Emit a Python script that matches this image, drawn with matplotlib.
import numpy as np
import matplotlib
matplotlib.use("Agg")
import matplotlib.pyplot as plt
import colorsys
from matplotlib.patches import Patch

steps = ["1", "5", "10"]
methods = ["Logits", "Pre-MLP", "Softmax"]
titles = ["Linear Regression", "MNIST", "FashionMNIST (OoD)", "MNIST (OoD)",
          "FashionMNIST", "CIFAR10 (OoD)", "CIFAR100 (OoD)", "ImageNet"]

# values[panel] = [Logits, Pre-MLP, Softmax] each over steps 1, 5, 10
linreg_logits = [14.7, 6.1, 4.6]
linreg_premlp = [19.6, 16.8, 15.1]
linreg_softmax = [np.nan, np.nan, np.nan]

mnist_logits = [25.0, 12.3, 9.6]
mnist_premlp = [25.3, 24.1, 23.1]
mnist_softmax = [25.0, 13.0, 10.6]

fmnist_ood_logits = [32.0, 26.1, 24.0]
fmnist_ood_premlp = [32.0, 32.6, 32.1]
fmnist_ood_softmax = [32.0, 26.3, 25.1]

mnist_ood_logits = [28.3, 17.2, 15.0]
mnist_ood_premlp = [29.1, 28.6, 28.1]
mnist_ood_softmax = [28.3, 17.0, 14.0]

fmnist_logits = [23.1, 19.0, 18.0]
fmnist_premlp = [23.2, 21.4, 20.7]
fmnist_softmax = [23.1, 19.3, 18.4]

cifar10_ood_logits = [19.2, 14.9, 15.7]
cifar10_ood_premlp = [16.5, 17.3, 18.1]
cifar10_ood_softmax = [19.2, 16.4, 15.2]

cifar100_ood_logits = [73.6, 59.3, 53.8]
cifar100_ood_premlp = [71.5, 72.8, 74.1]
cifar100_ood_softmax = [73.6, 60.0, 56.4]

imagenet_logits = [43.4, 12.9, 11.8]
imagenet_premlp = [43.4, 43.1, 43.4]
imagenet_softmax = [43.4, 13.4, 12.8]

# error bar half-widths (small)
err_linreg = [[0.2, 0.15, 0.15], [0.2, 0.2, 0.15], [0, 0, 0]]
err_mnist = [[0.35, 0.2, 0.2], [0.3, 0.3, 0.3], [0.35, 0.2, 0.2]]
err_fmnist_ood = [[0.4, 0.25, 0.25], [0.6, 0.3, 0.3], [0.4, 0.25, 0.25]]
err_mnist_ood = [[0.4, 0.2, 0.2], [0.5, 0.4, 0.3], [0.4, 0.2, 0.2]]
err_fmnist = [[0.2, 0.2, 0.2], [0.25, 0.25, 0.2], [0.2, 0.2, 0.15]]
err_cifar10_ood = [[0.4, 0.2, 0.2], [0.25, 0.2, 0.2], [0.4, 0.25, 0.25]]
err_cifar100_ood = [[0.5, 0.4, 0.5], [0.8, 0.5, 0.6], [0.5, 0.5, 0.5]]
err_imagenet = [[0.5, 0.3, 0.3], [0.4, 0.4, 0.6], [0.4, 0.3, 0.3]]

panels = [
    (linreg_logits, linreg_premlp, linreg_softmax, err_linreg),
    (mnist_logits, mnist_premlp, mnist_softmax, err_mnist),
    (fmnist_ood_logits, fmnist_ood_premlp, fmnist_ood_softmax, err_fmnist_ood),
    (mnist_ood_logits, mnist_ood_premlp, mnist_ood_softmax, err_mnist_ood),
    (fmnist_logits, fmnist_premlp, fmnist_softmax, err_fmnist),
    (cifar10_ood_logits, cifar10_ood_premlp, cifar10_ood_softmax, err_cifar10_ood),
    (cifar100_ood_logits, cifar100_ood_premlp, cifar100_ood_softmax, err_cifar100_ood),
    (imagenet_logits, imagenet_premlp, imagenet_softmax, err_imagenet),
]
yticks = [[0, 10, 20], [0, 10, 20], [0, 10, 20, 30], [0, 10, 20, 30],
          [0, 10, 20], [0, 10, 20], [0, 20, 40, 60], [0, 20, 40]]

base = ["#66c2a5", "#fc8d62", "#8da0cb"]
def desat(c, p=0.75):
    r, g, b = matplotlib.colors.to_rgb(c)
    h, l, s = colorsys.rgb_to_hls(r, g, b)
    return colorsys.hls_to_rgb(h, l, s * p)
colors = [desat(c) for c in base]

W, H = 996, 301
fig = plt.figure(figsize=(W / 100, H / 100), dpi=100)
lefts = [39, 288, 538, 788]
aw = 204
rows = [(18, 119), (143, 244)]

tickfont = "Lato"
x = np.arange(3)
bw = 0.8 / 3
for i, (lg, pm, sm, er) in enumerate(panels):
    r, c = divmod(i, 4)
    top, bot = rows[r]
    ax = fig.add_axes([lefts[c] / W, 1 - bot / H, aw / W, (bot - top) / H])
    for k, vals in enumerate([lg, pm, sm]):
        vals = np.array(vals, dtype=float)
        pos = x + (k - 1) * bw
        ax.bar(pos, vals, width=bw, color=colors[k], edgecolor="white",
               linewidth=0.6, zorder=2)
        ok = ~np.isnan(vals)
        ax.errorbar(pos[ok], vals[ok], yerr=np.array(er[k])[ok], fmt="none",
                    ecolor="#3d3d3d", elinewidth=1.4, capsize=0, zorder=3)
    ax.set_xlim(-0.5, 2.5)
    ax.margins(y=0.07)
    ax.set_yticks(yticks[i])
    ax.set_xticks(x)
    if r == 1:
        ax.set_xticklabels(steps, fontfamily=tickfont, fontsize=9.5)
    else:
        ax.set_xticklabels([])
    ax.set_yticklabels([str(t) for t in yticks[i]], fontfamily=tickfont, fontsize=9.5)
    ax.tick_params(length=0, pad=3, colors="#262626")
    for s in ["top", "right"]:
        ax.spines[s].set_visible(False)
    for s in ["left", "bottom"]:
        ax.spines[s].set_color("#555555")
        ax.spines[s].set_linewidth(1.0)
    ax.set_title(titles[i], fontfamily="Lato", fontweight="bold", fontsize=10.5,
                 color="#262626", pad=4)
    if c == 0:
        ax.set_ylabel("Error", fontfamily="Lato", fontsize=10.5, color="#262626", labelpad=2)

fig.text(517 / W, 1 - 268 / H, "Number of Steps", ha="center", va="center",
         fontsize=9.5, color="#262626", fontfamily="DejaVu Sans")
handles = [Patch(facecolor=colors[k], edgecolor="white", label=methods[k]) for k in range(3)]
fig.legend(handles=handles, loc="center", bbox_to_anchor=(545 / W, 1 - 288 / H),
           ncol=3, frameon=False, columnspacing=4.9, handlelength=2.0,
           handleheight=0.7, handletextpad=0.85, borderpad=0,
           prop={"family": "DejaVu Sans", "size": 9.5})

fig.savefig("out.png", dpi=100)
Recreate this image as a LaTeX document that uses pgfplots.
****************************************
The exercise: Your output must be the lines of the material above, from the first through the line that contains "linreg_softmax = [np.nan, np.nan, np.nan]", copied exactly. Include both endpoints and nothing else.

Response to the exercise:
Emit a Python script that matches this image, drawn with matplotlib.
import numpy as np
import matplotlib
matplotlib.use("Agg")
import matplotlib.pyplot as plt
import colorsys
from matplotlib.patches import Patch

steps = ["1", "5", "10"]
methods = ["Logits", "Pre-MLP", "Softmax"]
titles = ["Linear Regression", "MNIST", "FashionMNIST (OoD)", "MNIST (OoD)",
          "FashionMNIST", "CIFAR10 (OoD)", "CIFAR100 (OoD)", "ImageNet"]

# values[panel] = [Logits, Pre-MLP, Softmax] each over steps 1, 5, 10
linreg_logits = [14.7, 6.1, 4.6]
linreg_premlp = [19.6, 16.8, 15.1]
linreg_softmax = [np.nan, np.nan, np.nan]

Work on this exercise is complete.